Three years ago a leading international auditing firm in a report devoted to Sub-Saharan Africa qualified its generally positive assessment of the continent with what it described as three challenges.
- Africa needed to turn around international perceptions of the continent.
- It needs to accelerate regional integration; and
- Eliminate the infrastructure deficit. Poor infrastructure, it was felt, was a major contribution to Africa's under-development. Investment in the transport, power and communication networks was essential which would encourage regional integration and sustain Africa's growth.
We regard this as fair commentary on Africa in 1911. But as political risk analysts and promoters of investment into Africa, in our opinion the picture has changed – but not evenly or consistently but more in stops and starts.
Firstly, there is greater recognition of the fact that Africa is not a homogenous entity, but is constituted of 54 countries. This is a positive development as it encourages a country – to – country approach. One result is that perceptions of Africa have improved and it is seen to be more stable as country after country has seen governments change through free and fair democratic elections.
The Big Man syndrome – with a couple of exceptions - is a thing of the past. There is greater recognition of the rule of law as African society benefits from the information revolution. Mobile phones are ubiquitous in Africa, spreading political awareness and promoting business connections. To illustrate, the classic case of the African small farmer – often a women – being able to obtain ruling market information and therefore deliver her produce strategically.
All this contributes to a more favourable perception of Africa, which is more stable and more functional. But it is not an inevitable process – as indicated by the ebola outbreak and the Boko Haram terror in Nigeria, now Africa's biggest economy.
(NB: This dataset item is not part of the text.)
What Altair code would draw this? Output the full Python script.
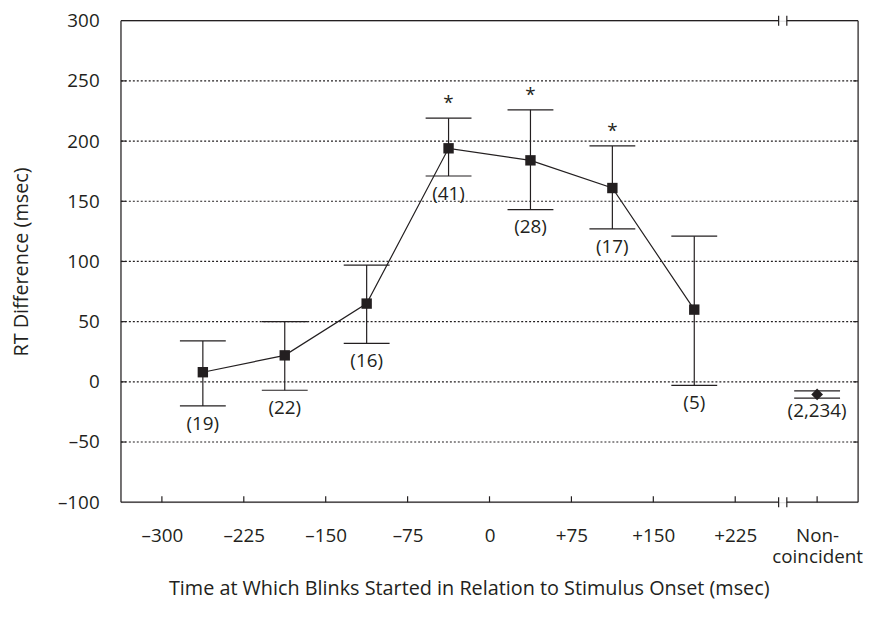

Africa's macro economic prospects remain favourable. In 2013 Africa maintained an average growth rate of 4%. This compared to 3% for the global economy; and Africa's growth rate for 2014 is projected to be 5.8%. This is obviously impressive but again there are disappointments – and surprisingly South Africa, Africa's most diverse economy, which is likely in 2014 to grow at a little more than 1% and not likely to do any better in 2015.
What are Africa's main sources of investment and growth? It is again difficult to generalize in this regard because, as we pointed out, Africa consists of 54 countries. On the demand side, the main driving force behind Africa's growth in recent years has been domestic demand as external demand has remained subdued because of a flagging world economy. Commodities, especially minerals, are a major contribution to growth in many African countries, and this has obviously been affected by slower and falling demand.
Nonetheless Africa's trade performance has improved and progress has been made toward greater regional integration with intra-African trade growing, especially in manufactured goods. Agriculture accounts for around 60% of Africa's total employment and 25% of GDP with several countries having between 80 and 90% of the work force employed in this sector. A negative factor is that many African governments don't appreciate the importance of agriculture to a world facing food security issues. The fact is that Africa has 60% of the arable land required to meet future world food shortages. The result is that, Gulf nations are buying large swaths of land in Africa and international companies like Tata of India, have bought and are managing agricultural land in Mozambique.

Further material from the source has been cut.